EXERCISE DIRECTIONS: Going from the top of the data below, give again each line through the one containing "(character-op) at (165,127)", both ends kept.

START DATA FOR THIS EXERCISE

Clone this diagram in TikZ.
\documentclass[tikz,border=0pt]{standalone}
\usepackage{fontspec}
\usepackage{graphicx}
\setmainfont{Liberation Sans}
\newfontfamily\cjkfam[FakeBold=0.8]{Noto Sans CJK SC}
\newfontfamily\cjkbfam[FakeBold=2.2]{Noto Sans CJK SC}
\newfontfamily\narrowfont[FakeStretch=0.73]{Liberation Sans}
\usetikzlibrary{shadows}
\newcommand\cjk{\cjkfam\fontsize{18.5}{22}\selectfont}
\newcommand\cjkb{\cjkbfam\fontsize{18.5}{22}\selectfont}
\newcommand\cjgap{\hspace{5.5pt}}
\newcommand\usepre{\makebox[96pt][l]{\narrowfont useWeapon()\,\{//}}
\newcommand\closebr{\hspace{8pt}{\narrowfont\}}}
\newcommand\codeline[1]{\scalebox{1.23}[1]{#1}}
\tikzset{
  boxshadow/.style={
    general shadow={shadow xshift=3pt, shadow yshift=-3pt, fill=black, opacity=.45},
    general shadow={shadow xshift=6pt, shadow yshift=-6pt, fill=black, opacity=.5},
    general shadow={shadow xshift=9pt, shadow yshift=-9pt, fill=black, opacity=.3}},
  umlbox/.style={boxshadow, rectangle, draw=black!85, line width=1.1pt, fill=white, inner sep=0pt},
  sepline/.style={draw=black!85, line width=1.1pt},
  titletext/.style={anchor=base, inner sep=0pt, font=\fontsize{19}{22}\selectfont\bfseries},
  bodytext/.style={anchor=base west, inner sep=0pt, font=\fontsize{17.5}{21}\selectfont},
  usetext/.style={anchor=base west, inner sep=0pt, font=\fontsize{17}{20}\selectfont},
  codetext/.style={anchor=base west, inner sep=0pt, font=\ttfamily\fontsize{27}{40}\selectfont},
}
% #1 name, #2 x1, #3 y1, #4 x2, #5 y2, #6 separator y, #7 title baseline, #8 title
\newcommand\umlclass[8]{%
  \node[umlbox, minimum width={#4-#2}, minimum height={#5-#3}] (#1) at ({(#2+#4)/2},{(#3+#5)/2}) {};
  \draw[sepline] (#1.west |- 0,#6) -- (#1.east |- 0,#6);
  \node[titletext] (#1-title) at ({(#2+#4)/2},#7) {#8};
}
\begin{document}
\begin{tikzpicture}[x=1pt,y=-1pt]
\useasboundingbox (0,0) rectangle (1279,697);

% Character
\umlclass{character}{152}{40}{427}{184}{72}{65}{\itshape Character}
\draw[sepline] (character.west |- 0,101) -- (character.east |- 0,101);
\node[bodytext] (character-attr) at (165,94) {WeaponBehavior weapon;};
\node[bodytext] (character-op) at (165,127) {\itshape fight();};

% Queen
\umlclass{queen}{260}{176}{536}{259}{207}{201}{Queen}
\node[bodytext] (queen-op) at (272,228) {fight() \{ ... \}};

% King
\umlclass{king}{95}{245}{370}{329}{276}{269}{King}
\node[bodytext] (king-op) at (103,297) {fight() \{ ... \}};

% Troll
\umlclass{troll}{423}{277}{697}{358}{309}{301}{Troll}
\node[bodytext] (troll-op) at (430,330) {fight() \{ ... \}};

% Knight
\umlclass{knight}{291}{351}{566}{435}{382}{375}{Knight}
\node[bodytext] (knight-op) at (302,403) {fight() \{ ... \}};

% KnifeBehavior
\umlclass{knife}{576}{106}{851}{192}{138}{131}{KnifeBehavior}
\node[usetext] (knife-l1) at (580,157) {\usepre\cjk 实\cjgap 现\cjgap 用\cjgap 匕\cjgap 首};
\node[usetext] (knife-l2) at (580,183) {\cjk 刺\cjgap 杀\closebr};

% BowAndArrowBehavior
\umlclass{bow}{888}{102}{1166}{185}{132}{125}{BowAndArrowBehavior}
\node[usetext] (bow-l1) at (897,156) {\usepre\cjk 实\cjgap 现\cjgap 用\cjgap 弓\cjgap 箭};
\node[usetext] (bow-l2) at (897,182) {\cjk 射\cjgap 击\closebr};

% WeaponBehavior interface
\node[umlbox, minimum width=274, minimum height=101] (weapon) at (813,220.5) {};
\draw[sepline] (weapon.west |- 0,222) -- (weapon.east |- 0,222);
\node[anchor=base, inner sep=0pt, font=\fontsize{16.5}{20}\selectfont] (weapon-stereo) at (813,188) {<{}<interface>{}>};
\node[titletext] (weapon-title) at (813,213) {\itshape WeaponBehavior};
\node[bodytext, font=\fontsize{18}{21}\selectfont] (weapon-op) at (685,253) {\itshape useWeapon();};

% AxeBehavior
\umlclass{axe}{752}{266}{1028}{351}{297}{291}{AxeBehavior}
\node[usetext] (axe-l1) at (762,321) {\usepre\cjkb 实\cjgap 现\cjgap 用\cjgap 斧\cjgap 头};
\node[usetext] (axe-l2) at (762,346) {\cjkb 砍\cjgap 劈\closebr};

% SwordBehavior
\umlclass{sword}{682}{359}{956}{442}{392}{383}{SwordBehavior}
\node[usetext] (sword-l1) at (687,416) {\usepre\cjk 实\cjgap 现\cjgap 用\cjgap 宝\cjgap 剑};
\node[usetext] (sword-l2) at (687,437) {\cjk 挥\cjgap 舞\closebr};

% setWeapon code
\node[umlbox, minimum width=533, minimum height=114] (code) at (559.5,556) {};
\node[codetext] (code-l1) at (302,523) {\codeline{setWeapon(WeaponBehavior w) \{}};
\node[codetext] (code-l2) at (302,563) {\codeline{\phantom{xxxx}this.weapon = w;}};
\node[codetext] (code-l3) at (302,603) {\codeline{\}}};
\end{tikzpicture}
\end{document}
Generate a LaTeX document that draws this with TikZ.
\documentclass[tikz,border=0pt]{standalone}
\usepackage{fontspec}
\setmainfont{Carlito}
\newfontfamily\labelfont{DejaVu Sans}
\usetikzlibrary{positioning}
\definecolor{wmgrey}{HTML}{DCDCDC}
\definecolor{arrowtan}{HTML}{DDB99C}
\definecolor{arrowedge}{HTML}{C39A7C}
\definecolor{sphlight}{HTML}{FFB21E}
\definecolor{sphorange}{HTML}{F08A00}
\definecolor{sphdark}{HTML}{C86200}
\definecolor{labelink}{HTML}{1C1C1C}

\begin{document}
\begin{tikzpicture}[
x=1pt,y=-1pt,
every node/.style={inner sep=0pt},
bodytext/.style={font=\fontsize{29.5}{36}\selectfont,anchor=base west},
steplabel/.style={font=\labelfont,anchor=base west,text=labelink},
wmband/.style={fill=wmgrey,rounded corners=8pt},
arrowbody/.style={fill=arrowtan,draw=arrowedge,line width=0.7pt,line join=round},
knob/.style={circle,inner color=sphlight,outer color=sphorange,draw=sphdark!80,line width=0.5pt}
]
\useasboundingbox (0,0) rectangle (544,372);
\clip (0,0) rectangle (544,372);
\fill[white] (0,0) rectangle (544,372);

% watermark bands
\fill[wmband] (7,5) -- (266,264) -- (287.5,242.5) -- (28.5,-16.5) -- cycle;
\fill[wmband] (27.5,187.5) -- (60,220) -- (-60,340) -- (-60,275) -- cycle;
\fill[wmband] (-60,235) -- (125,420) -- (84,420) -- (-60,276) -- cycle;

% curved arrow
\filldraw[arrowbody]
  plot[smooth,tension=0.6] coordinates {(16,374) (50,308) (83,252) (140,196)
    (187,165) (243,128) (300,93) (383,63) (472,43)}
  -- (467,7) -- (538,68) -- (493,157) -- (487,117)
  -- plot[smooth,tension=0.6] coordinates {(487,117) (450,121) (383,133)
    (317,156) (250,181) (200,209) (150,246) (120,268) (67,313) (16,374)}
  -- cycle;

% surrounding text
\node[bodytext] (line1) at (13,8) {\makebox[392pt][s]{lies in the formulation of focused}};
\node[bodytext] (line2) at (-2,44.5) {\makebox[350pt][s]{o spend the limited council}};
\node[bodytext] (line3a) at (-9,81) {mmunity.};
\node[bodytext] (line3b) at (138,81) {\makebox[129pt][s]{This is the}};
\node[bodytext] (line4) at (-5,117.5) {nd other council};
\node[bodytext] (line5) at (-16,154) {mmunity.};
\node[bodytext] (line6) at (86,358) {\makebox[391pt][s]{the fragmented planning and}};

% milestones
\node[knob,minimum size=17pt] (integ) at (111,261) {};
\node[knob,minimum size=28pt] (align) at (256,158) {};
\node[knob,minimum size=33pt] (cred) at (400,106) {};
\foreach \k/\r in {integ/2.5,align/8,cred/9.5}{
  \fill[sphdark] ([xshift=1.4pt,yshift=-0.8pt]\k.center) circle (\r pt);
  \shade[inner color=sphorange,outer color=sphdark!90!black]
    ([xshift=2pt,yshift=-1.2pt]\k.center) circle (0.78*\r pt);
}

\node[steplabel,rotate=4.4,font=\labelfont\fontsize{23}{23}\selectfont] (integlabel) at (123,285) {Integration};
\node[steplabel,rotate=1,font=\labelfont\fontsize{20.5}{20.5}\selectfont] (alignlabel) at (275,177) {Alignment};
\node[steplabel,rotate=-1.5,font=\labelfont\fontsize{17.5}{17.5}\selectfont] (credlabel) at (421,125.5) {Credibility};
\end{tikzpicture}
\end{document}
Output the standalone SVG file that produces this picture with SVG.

END DATA FOR THIS EXERCISE

TASK RESULT:
Clone this diagram in TikZ.
\documentclass[tikz,border=0pt]{standalone}
\usepackage{fontspec}
\usepackage{graphicx}
\setmainfont{Liberation Sans}
\newfontfamily\cjkfam[FakeBold=0.8]{Noto Sans CJK SC}
\newfontfamily\cjkbfam[FakeBold=2.2]{Noto Sans CJK SC}
\newfontfamily\narrowfont[FakeStretch=0.73]{Liberation Sans}
\usetikzlibrary{shadows}
\newcommand\cjk{\cjkfam\fontsize{18.5}{22}\selectfont}
\newcommand\cjkb{\cjkbfam\fontsize{18.5}{22}\selectfont}
\newcommand\cjgap{\hspace{5.5pt}}
\newcommand\usepre{\makebox[96pt][l]{\narrowfont useWeapon()\,\{//}}
\newcommand\closebr{\hspace{8pt}{\narrowfont\}}}
\newcommand\codeline[1]{\scalebox{1.23}[1]{#1}}
\tikzset{
  boxshadow/.style={
    general shadow={shadow xshift=3pt, shadow yshift=-3pt, fill=black, opacity=.45},
    general shadow={shadow xshift=6pt, shadow yshift=-6pt, fill=black, opacity=.5},
    general shadow={shadow xshift=9pt, shadow yshift=-9pt, fill=black, opacity=.3}},
  umlbox/.style={boxshadow, rectangle, draw=black!85, line width=1.1pt, fill=white, inner sep=0pt},
  sepline/.style={draw=black!85, line width=1.1pt},
  titletext/.style={anchor=base, inner sep=0pt, font=\fontsize{19}{22}\selectfont\bfseries},
  bodytext/.style={anchor=base west, inner sep=0pt, font=\fontsize{17.5}{21}\selectfont},
  usetext/.style={anchor=base west, inner sep=0pt, font=\fontsize{17}{20}\selectfont},
  codetext/.style={anchor=base west, inner sep=0pt, font=\ttfamily\fontsize{27}{40}\selectfont},
}
% #1 name, #2 x1, #3 y1, #4 x2, #5 y2, #6 separator y, #7 title baseline, #8 title
\newcommand\umlclass[8]{%
  \node[umlbox, minimum width={#4-#2}, minimum height={#5-#3}] (#1) at ({(#2+#4)/2},{(#3+#5)/2}) {};
  \draw[sepline] (#1.west |- 0,#6) -- (#1.east |- 0,#6);
  \node[titletext] (#1-title) at ({(#2+#4)/2},#7) {#8};
}
\begin{document}
\begin{tikzpicture}[x=1pt,y=-1pt]
\useasboundingbox (0,0) rectangle (1279,697);

% Character
\umlclass{character}{152}{40}{427}{184}{72}{65}{\itshape Character}
\draw[sepline] (character.west |- 0,101) -- (character.east |- 0,101);
\node[bodytext] (character-attr) at (165,94) {WeaponBehavior weapon;};
\node[bodytext] (character-op) at (165,127) {\itshape fight();};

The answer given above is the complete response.